> [Exercise prompt]:
Set down each line of the material that follows, exactly, with no pictures.
_____
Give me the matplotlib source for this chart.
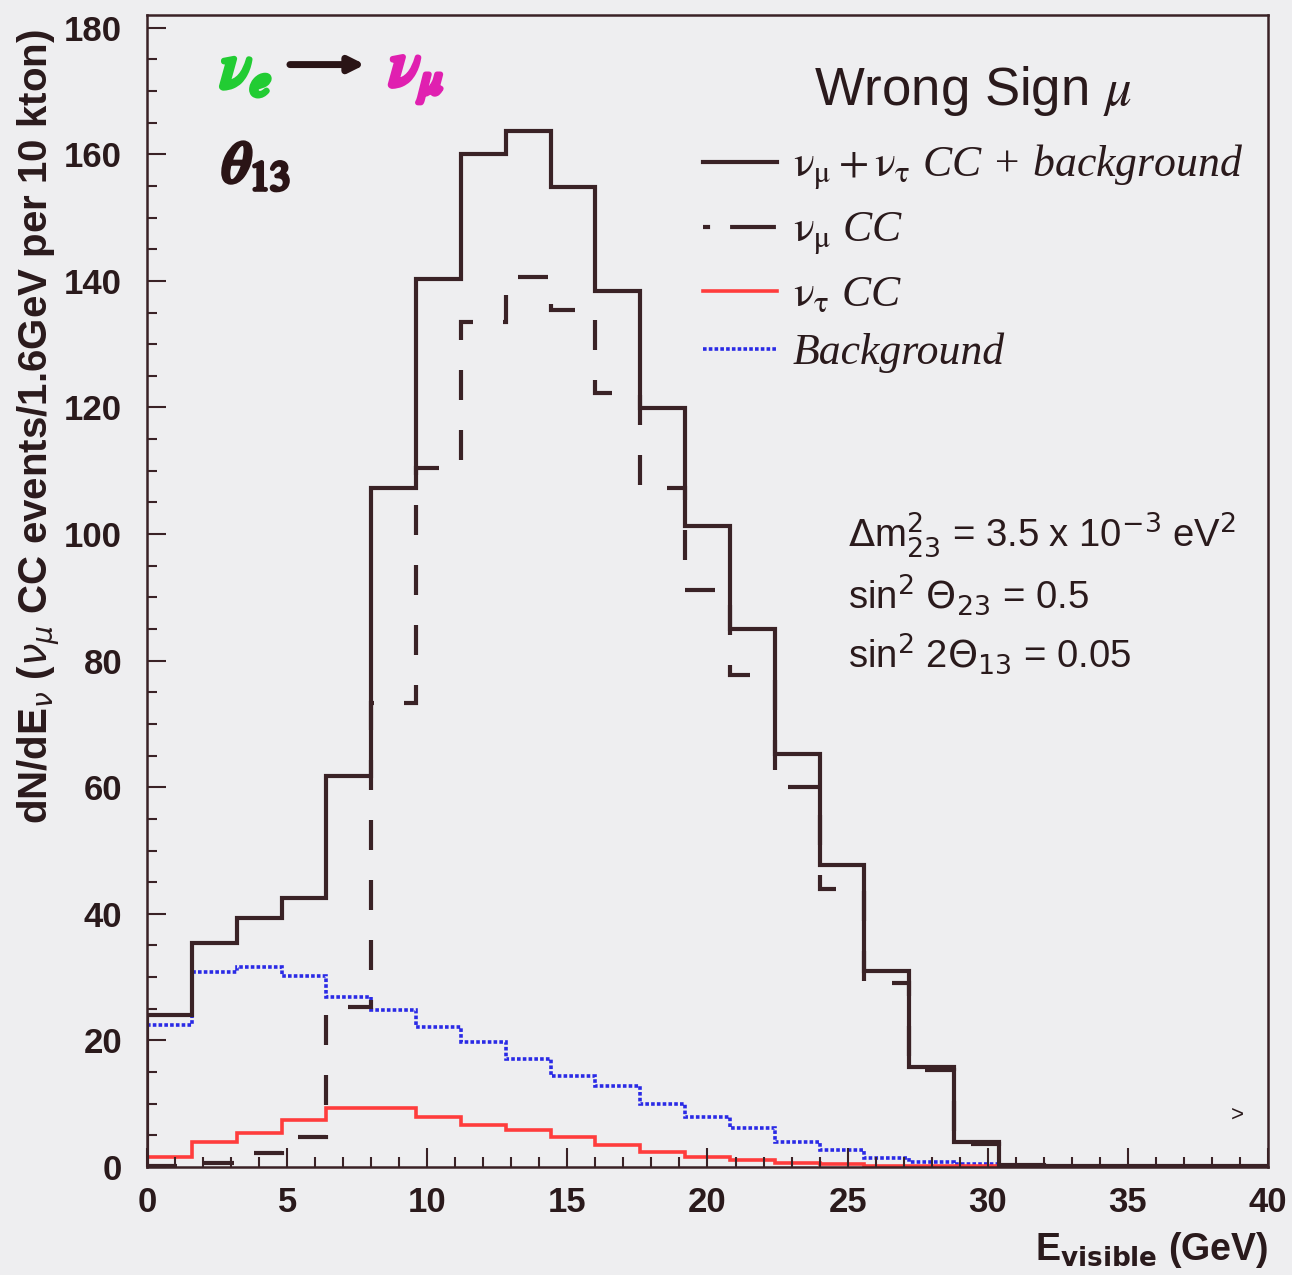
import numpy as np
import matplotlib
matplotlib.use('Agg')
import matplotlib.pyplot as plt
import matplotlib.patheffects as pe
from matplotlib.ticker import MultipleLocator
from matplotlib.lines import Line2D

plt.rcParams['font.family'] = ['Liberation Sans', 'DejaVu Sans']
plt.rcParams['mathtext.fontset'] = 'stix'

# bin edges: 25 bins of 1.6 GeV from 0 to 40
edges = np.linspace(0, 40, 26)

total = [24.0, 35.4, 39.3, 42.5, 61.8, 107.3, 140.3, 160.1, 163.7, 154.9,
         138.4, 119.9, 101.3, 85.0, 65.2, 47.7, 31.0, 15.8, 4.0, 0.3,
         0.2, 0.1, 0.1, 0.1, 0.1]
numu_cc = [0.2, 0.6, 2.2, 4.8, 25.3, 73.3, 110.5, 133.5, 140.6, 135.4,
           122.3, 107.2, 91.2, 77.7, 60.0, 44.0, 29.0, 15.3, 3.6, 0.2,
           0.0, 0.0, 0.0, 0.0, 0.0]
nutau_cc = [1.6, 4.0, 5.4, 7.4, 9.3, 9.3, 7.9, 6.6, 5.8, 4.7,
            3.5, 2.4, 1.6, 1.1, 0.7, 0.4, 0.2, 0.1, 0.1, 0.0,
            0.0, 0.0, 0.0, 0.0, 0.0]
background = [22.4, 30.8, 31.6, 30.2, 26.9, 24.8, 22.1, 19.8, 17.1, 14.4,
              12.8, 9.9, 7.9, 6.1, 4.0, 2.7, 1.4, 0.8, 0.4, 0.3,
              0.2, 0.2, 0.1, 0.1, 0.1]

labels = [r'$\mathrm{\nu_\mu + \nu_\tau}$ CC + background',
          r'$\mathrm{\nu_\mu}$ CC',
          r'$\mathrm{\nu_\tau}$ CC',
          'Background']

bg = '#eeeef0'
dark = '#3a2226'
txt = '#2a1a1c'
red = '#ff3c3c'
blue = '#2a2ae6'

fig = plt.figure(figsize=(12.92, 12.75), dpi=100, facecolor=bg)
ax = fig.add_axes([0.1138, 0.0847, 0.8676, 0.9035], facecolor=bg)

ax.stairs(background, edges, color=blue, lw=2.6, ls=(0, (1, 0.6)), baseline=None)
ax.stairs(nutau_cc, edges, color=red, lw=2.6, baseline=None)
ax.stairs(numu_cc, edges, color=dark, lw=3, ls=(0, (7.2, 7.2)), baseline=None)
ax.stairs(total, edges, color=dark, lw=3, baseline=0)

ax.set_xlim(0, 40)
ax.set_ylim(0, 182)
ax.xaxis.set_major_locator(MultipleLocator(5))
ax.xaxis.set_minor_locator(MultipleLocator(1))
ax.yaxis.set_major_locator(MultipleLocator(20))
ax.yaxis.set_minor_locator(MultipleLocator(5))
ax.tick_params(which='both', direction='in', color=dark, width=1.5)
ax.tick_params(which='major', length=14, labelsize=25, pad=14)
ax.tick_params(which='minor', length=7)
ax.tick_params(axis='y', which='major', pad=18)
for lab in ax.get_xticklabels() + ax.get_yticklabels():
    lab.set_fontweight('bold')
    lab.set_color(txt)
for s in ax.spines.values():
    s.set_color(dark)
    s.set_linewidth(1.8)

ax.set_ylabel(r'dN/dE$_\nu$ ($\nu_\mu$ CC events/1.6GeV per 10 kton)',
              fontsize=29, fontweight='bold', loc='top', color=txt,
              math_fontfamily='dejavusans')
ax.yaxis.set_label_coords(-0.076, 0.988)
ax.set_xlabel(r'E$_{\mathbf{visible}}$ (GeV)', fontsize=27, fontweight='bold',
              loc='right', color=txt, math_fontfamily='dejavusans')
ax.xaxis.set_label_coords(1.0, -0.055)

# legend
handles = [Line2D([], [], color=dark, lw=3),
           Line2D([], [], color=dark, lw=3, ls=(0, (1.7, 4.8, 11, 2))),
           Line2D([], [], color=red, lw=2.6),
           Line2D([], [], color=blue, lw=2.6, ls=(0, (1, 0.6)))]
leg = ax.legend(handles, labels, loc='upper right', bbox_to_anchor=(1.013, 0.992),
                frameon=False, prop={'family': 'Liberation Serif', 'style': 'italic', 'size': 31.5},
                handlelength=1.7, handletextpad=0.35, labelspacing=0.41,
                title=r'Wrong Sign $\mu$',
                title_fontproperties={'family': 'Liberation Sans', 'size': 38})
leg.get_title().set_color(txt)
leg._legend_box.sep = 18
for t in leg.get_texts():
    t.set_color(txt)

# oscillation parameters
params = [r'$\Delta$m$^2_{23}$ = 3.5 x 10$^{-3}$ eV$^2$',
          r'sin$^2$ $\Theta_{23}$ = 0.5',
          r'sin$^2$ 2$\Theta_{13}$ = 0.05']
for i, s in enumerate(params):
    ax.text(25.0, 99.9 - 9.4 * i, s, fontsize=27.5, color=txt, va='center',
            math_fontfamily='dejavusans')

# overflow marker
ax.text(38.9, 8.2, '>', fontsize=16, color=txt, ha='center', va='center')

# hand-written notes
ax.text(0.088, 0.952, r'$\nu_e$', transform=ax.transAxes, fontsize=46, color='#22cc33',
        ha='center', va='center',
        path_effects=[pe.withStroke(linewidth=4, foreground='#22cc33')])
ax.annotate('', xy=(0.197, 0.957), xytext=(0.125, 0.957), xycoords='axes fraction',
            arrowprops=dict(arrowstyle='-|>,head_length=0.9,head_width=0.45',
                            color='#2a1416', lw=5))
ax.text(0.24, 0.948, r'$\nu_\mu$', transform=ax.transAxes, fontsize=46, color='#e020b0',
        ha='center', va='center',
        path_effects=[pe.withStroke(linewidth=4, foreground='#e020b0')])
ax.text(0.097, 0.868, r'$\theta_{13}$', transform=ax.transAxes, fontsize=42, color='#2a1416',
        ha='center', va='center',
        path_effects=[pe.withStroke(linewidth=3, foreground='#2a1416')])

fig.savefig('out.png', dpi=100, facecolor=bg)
_____
> [The reply]:
Give me the matplotlib source for this chart.
import numpy as np
import matplotlib
matplotlib.use('Agg')
import matplotlib.pyplot as plt
import matplotlib.patheffects as pe
from matplotlib.ticker import MultipleLocator
from matplotlib.lines import Line2D

plt.rcParams['font.family'] = ['Liberation Sans', 'DejaVu Sans']
plt.rcParams['mathtext.fontset'] = 'stix'

# bin edges: 25 bins of 1.6 GeV from 0 to 40
edges = np.linspace(0, 40, 26)

total = [24.0, 35.4, 39.3, 42.5, 61.8, 107.3, 140.3, 160.1, 163.7, 154.9,
         138.4, 119.9, 101.3, 85.0, 65.2, 47.7, 31.0, 15.8, 4.0, 0.3,
         0.2, 0.1, 0.1, 0.1, 0.1]
numu_cc = [0.2, 0.6, 2.2, 4.8, 25.3, 73.3, 110.5, 133.5, 140.6, 135.4,
           122.3, 107.2, 91.2, 77.7, 60.0, 44.0, 29.0, 15.3, 3.6, 0.2,
           0.0, 0.0, 0.0, 0.0, 0.0]
nutau_cc = [1.6, 4.0, 5.4, 7.4, 9.3, 9.3, 7.9, 6.6, 5.8, 4.7,
            3.5, 2.4, 1.6, 1.1, 0.7, 0.4, 0.2, 0.1, 0.1, 0.0,
            0.0, 0.0, 0.0, 0.0, 0.0]
background = [22.4, 30.8, 31.6, 30.2, 26.9, 24.8, 22.1, 19.8, 17.1, 14.4,
              12.8, 9.9, 7.9, 6.1, 4.0, 2.7, 1.4, 0.8, 0.4, 0.3,
              0.2, 0.2, 0.1, 0.1, 0.1]

labels = [r'$\mathrm{\nu_\mu + \nu_\tau}$ CC + background',
          r'$\mathrm{\nu_\mu}$ CC',
          r'$\mathrm{\nu_\tau}$ CC',
          'Background']

bg = '#eeeef0'
dark = '#3a2226'
txt = '#2a1a1c'
red = '#ff3c3c'
blue = '#2a2ae6'

fig = plt.figure(figsize=(12.92, 12.75), dpi=100, facecolor=bg)
ax = fig.add_axes([0.1138, 0.0847, 0.8676, 0.9035], facecolor=bg)

ax.stairs(background, edges, color=blue, lw=2.6, ls=(0, (1, 0.6)), baseline=None)
ax.stairs(nutau_cc, edges, color=red, lw=2.6, baseline=None)
ax.stairs(numu_cc, edges, color=dark, lw=3, ls=(0, (7.2, 7.2)), baseline=None)
ax.stairs(total, edges, color=dark, lw=3, baseline=0)

ax.set_xlim(0, 40)
ax.set_ylim(0, 182)
ax.xaxis.set_major_locator(MultipleLocator(5))
ax.xaxis.set_minor_locator(MultipleLocator(1))
ax.yaxis.set_major_locator(MultipleLocator(20))
ax.yaxis.set_minor_locator(MultipleLocator(5))
ax.tick_params(which='both', direction='in', color=dark, width=1.5)
ax.tick_params(which='major', length=14, labelsize=25, pad=14)
ax.tick_params(which='minor', length=7)
ax.tick_params(axis='y', which='major', pad=18)
for lab in ax.get_xticklabels() + ax.get_yticklabels():
    lab.set_fontweight('bold')
    lab.set_color(txt)
for s in ax.spines.values():
    s.set_color(dark)
    s.set_linewidth(1.8)

ax.set_ylabel(r'dN/dE$_\nu$ ($\nu_\mu$ CC events/1.6GeV per 10 kton)',
              fontsize=29, fontweight='bold', loc='top', color=txt,
              math_fontfamily='dejavusans')
ax.yaxis.set_label_coords(-0.076, 0.988)
ax.set_xlabel(r'E$_{\mathbf{visible}}$ (GeV)', fontsize=27, fontweight='bold',
              loc='right', color=txt, math_fontfamily='dejavusans')
ax.xaxis.set_label_coords(1.0, -0.055)

# legend
handles = [Line2D([], [], color=dark, lw=3),
           Line2D([], [], color=dark, lw=3, ls=(0, (1.7, 4.8, 11, 2))),
           Line2D([], [], color=red, lw=2.6),
           Line2D([], [], color=blue, lw=2.6, ls=(0, (1, 0.6)))]
leg = ax.legend(handles, labels, loc='upper right', bbox_to_anchor=(1.013, 0.992),
                frameon=False, prop={'family': 'Liberation Serif', 'style': 'italic', 'size': 31.5},
                handlelength=1.7, handletextpad=0.35, labelspacing=0.41,
                title=r'Wrong Sign $\mu$',
                title_fontproperties={'family': 'Liberation Sans', 'size': 38})
leg.get_title().set_color(txt)
leg._legend_box.sep = 18
for t in leg.get_texts():
    t.set_color(txt)

# oscillation parameters
params = [r'$\Delta$m$^2_{23}$ = 3.5 x 10$^{-3}$ eV$^2$',
          r'sin$^2$ $\Theta_{23}$ = 0.5',
          r'sin$^2$ 2$\Theta_{13}$ = 0.05']
for i, s in enumerate(params):
    ax.text(25.0, 99.9 - 9.4 * i, s, fontsize=27.5, color=txt, va='center',
            math_fontfamily='dejavusans')

# overflow marker
ax.text(38.9, 8.2, '>', fontsize=16, color=txt, ha='center', va='center')

# hand-written notes
ax.text(0.088, 0.952, r'$\nu_e$', transform=ax.transAxes, fontsize=46, color='#22cc33',
        ha='center', va='center',
        path_effects=[pe.withStroke(linewidth=4, foreground='#22cc33')])
ax.annotate('', xy=(0.197, 0.957), xytext=(0.125, 0.957), xycoords='axes fraction',
            arrowprops=dict(arrowstyle='-|>,head_length=0.9,head_width=0.45',
                            color='#2a1416', lw=5))
ax.text(0.24, 0.948, r'$\nu_\mu$', transform=ax.transAxes, fontsize=46, color='#e020b0',
        ha='center', va='center',
        path_effects=[pe.withStroke(linewidth=4, foreground='#e020b0')])
ax.text(0.097, 0.868, r'$\theta_{13}$', transform=ax.transAxes, fontsize=42, color='#2a1416',
        ha='center', va='center',
        path_effects=[pe.withStroke(linewidth=3, foreground='#2a1416')])

fig.savefig('out.png', dpi=100, facecolor=bg)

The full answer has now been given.